What does it records of every run?
i. Pipeline components and components versions extended.
eg: Data version control(DVC)
ii. Records
- Start and end time.
- Data and time.
- Time duration extension of each step.
iii. Execution.
iv. Parameter passed to the pipeline.
v. Pointers to the artifacts provided in each step.
Eg: Path to prepared data, validate data, compented data.
vi. Pointers to previous stable model incase role back is required.
vii. Model evaluation metrics for every training and testing set.
5. Pipeline Trigger
It is used for training on new data in production conditions to trigger Machine learning pipeline.
i. On demand: Manual execution
ii. Scheduled: If new data coming at regular interval.
iii. When new data is available.
iv. Model performance degradition if you observe noticeable change in performance drop.
v. Significant change in the data distribution in experiment stage.
When to use Level 1 Workflow?
- No frequent deployment of new implementation of pipeline.
- Manual testing of few pipeline is sufficient.
- Manual deployment of new pipeline.
- Submit tested code base for pipeline to it feature to deploy your ML pipeline into target environment.
- Whenever new model is created based on new data {not on new ML ideas}.
Challenges
- Time consuming (more manual process is involved).
- No frequent updates.
- Maintenance issues.
- Prone to bugs.
Solution: Go for continuous integration, continuous delivery to automated build/test of ml/deployment pipeline.

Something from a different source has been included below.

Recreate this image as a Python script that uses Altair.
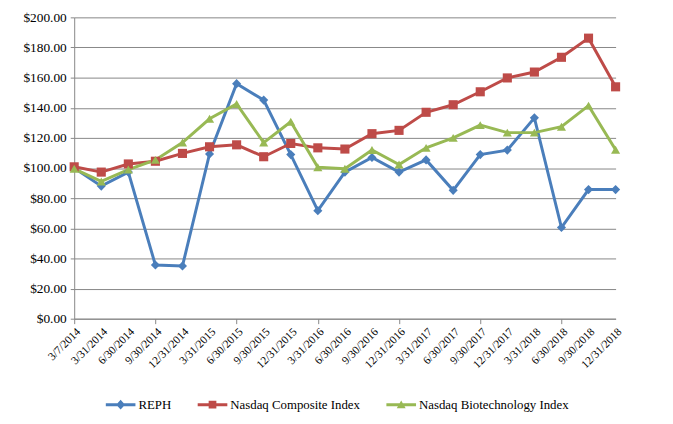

Level 2 Workflow: ML Pipeline Automation With CI/CD
Aim:
- Rapid and reliable updates of ML pipeline
- Automating the build/test/deployment of ML pipeline(This entire process is beneficial for data science team)(They can focus on research and development of new ideas)
- New ideas can be brought into production easily.
CI/CD Workflow
- Dev or Experiment Stage:
Input: Sample data from feature store
Process: Experimentating with new ML ideas
Output: Source code of ML Pipeline
2. Continous Integration Pipeline:
Input: Previous step output
Process: Testing
output: Packages/ Containers/ executable
3. Continous Delivery Pipeline
Input: Previous step output
Process: Deployment of the packages in the target environment(production / preproduction )

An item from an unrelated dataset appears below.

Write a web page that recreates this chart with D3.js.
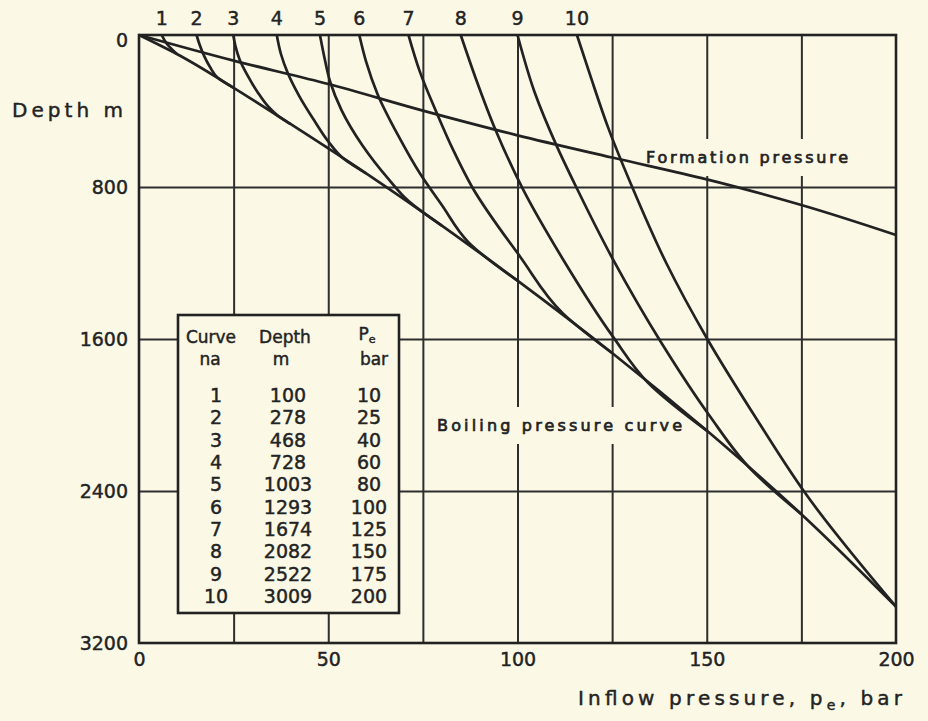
<!DOCTYPE html>
<meta charset="utf-8">
<style>
body { margin: 0; background: #fbf8e6; }
svg { display: block; background: #fbf8e6; }
text { font-family: "DejaVu Sans", sans-serif; fill: #232323; stroke: #232323; stroke-width: 0.45px; }
.grid line { stroke: #2e2e2e; stroke-width: 2px; }
.curve { fill: none; stroke: #222; stroke-width: 2.7px; stroke-linejoin: round; }
.frame { fill: none; stroke: #222; stroke-width: 2.6px; }
</style>
<body>
<svg width="928" height="721"></svg>
<script src="https://d3js.org/d3.v7.min.js"></script>
<script>
// table in the box
var curveNo   = [1, 2, 3, 4, 5, 6, 7, 8, 9, 10];
var wellDepth = [100, 278, 468, 728, 1003, 1293, 1674, 2082, 2522, 3009];
var inflowP   = [10, 25, 40, 60, 80, 100, 125, 150, 175, 200];

// axes
var pTicks = [0, 50, 100, 150, 200];
var pGrid = [25, 50, 75, 100, 125, 150, 175];
var depthTicks = [0, 800, 1600, 2400, 3200];
var depthGrid = [800, 1600, 2400];

// formation pressure line (bar, m)
var formP = [0, 25, 50, 75, 100, 125, 150, 175, 200];
var formD = [0, 135, 258, 398, 528, 645, 760, 895, 1053];

// flowing pressure curves 1..10 (bar, m)
var curveP = [
  [6, 7.3, 10],
  [15.2, 16, 17.2, 18.8, 20.8, 25],
  [24.9, 25.5, 26.6, 28.6, 31.3, 34.3, 37, 40],
  [36.4, 37.5, 39.3, 42.3, 46.3, 50, 54, 60],
  [47.8, 49, 50.5, 53.5, 59, 66, 71, 80],
  [58.2, 60, 63, 68.5, 74.2, 80, 87, 100],
  [71.2, 74.2, 78.7, 83, 88, 100.7, 112, 125],
  [85, 89, 94.2, 101.5, 112, 125.3, 134.5, 150],
  [100, 104.5, 110.5, 115.8, 125.3, 138, 150.6, 161.8, 175],
  [115.7, 119.5, 124, 130.3, 139.3, 150.3, 162.5, 176, 200]
];
var curveD = [
  [0, 45, 100],
  [0, 50, 110, 170, 225, 278],
  [0, 60, 130, 210, 300, 380, 430, 468],
  [0, 100, 200, 320, 450, 560, 650, 728],
  [0, 120, 246, 395, 580, 760, 870, 1003],
  [0, 140, 310, 530, 728, 895, 1090, 1293],
  [0, 193, 412, 605, 800, 1167, 1465, 1674],
  [0, 230, 500, 814, 1180, 1590, 1830, 2082],
  [0, 300, 590, 812, 1184, 1620, 2000, 2289, 2522],
  [0, 230, 490, 800, 1200, 1605, 2000, 2411, 3009]
];

var svg = d3.select("svg");
var x = d3.scaleLinear().domain([0, 200]).range([139, 896]);
var y = d3.scaleLinear().domain([0, 3200]).range([35, 643]);
var paper = "#fbf8e6";

var gGrid = svg.append("g"),
    gMask = svg.append("g"),
    gLines = svg.append("g"),
    gText = svg.append("g");

// grid lines
gGrid.append("g").attr("class", "grid")
    .attr("transform", "translate(0," + y(3200) + ")")
    .call(d3.axisBottom(x).tickValues(pGrid).tickSize(-(y(3200) - y(0))).tickFormat(""))
    .call(function(g) { g.select(".domain").remove(); });
gGrid.append("g").attr("class", "grid")
    .attr("transform", "translate(" + x(0) + ",0)")
    .call(d3.axisLeft(y).tickValues(depthGrid).tickSize(-(x(200) - x(0))).tickFormat(""))
    .call(function(g) { g.select(".domain").remove(); });

// tick labels
var ax = gText.append("g")
    .attr("transform", "translate(0," + y(3200) + ")")
    .call(d3.axisBottom(x).tickValues(pTicks).tickSize(0).tickPadding(10).tickFormat(d3.format("d")));
var ay = gText.append("g")
    .attr("transform", "translate(" + x(0) + ",0)")
    .call(d3.axisLeft(y).tickValues(depthTicks).tickSize(0).tickPadding(11).tickFormat(d3.format("d")));
[ax, ay].forEach(function(a) {
  a.select(".domain").remove();
  a.attr("font-size", 19).attr("font-family", "DejaVu Sans, sans-serif");
  a.selectAll("text").style("fill", "#232323");
});
ay.selectAll(".tick").filter(function(d) { return d === 0; }).select("text").attr("dy", "0.6em");

// lines
var line = d3.line()
    .x(function(d) { return x(d[0]); })
    .y(function(d) { return y(d[1]); })
    .curve(d3.curveMonotoneY);

var boiling = [[0, 0]].concat(inflowP.map(function(p, i) { return [p, wellDepth[i]]; }));
var formation = formP.map(function(p, i) { return [p, formD[i]]; });
var flows = curveP.map(function(ps, i) {
  return ps.map(function(p, j) { return [p, curveD[i][j]]; });
});

gLines.append("path").attr("class", "curve").attr("d", line(boiling));
gLines.append("path").attr("class", "curve").attr("d", line(formation));
gLines.selectAll(".flow").data(flows).enter().append("path")
    .attr("class", "curve flow")
    .attr("d", line);

gLines.append("rect").attr("class", "frame")
    .attr("x", x(0)).attr("y", y(0))
    .attr("width", x(200) - x(0)).attr("height", y(3200) - y(0));

// curve numbers on top
gText.selectAll(".num").data(curveNo).enter().append("text")
    .attr("x", function(d, i) { return x(curveP[i][0]); })
    .attr("y", 25)
    .attr("text-anchor", "middle")
    .attr("font-size", 19)
    .text(function(d) { return d; });

// titles
gText.append("text").attr("x", 12).attr("y", 117).attr("font-size", 20)
    .attr("textLength", 111).attr("lengthAdjust", "spacing").text("Depth m");

var xt = gText.append("text").attr("x", 578).attr("y", 705).attr("font-size", 20)
    .attr("textLength", 324).attr("lengthAdjust", "spacing");
xt.append("tspan").text("Inflow pressure, p");
xt.append("tspan").attr("font-size", 14).attr("dy", 5).text("e");
xt.append("tspan").attr("dy", -5).text(", bar");

// in-plot labels with gaps in the grid
function label(txt, x0, y0, len) {
  var t = gText.append("text").attr("x", x0).attr("y", y0).attr("font-size", 16)
      .style("stroke-width", "0.7px")
      .attr("textLength", len).attr("lengthAdjust", "spacing").text(txt);
  var b = t.node().getBBox();
  gMask.append("rect").attr("x", b.x - 6).attr("y", b.y - 9)
      .attr("width", b.width + 12).attr("height", b.height + 18)
      .attr("fill", paper);
}
label("Formation pressure", 646, 163, 202);
label("Boiling pressure curve", 437, 431, 245);

// table box
gMask.append("rect").attr("x", 178).attr("y", 315).attr("width", 221).attr("height", 298)
    .attr("fill", paper).attr("stroke", "#222").attr("stroke-width", 2.6);

var col = { no: 216, depth: 288, pe: 369 };
var hd = gText.append("g").attr("font-size", 17).attr("text-anchor", "middle");
hd.append("text").attr("x", 211).attr("y", 343).text("Curve");
hd.append("text").attr("x", 285).attr("y", 343).text("Depth");
var pe = hd.append("text").attr("x", 367).attr("y", 340);
pe.append("tspan").text("P");
pe.append("tspan").attr("font-size", 11).attr("dy", 3).text("e");
hd.append("text").attr("x", 210).attr("y", 365).text("na");
hd.append("text").attr("x", 281).attr("y", 365).text("m");
hd.append("text").attr("x", 374).attr("y", 365).text("bar");

var row = d3.scaleLinear().domain([1, 10]).range([402, 603]);
var rows = gText.append("g").attr("font-size", 19).attr("text-anchor", "middle")
  .selectAll("g").data(curveNo).enter().append("g");
rows.append("text").attr("x", col.no).attr("y", function(d) { return row(d); })
    .text(function(d) { return d; });
rows.append("text").attr("x", col.depth).attr("y", function(d) { return row(d); })
    .text(function(d, i) { return wellDepth[i]; });
rows.append("text").attr("x", col.pe).attr("y", function(d) { return row(d); })
    .text(function(d, i) { return inflowP[i]; });
</script>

Output: Deployed ML pipeline with new ML ideas
4. Continous Training(Automated Training)
Input: Previous step output
Process: Triggering training in production environment(live) based on triggering mechanism
Output: Trained model and model registery
5. Model Continous Delivery
Input: Previous step output
Process: Pick the suitable model from model registry and integrate with prediction survice at prediction pipeline
Output: Working prediction service
6. Monitoring Stage:
Process: It will be collecting the stats of model performance on new data
Output:
- Trigger execution of pipeline in production
- Trigger the new experiment cycle
Summary of Level 2 Workflow
- Adaptive in nature
- Less imvolement of data science team in maintenance due to automation.
- Less time consuming
- More frequent updates
- Scalibility
- Maintenance is easy
7. Deployment Types
7.1. Automated:
You can push the code in development branch of your github repository after CI/ CD will start automatically. For this we will be using Github Actions.
Github Actions Workflow
7. 2 Manual
After several successfull iteration and preproduction environment deployment is done.
8. Conclusion
In this blog post, we gone thorough exploration of software development processes, with a specific emphasis on AI/ML system development, MLOps (Machine Learning Operations), and the role of CI/CD (Continuous Integration and Continuous Deployment). We also discussed about AIOps from MLOps and highlight the distinctions between traditional software development and machine learning software development. You discuss the challenges associated with building and operating integrated ML systems, addressing the need for automation and team collaboration. Additionally, we outline the generic steps involved in AI/ML, from data extraction to model monitoring. Finally, we present a clear framework for understanding MLOps maturity levels, showcasing the progression from manual processes to advanced automation with CI/CD integration.We also addresses deployment processes, comparing manual and automated approaches, enriching your readers’ understanding of the end-to-end development lifecycle.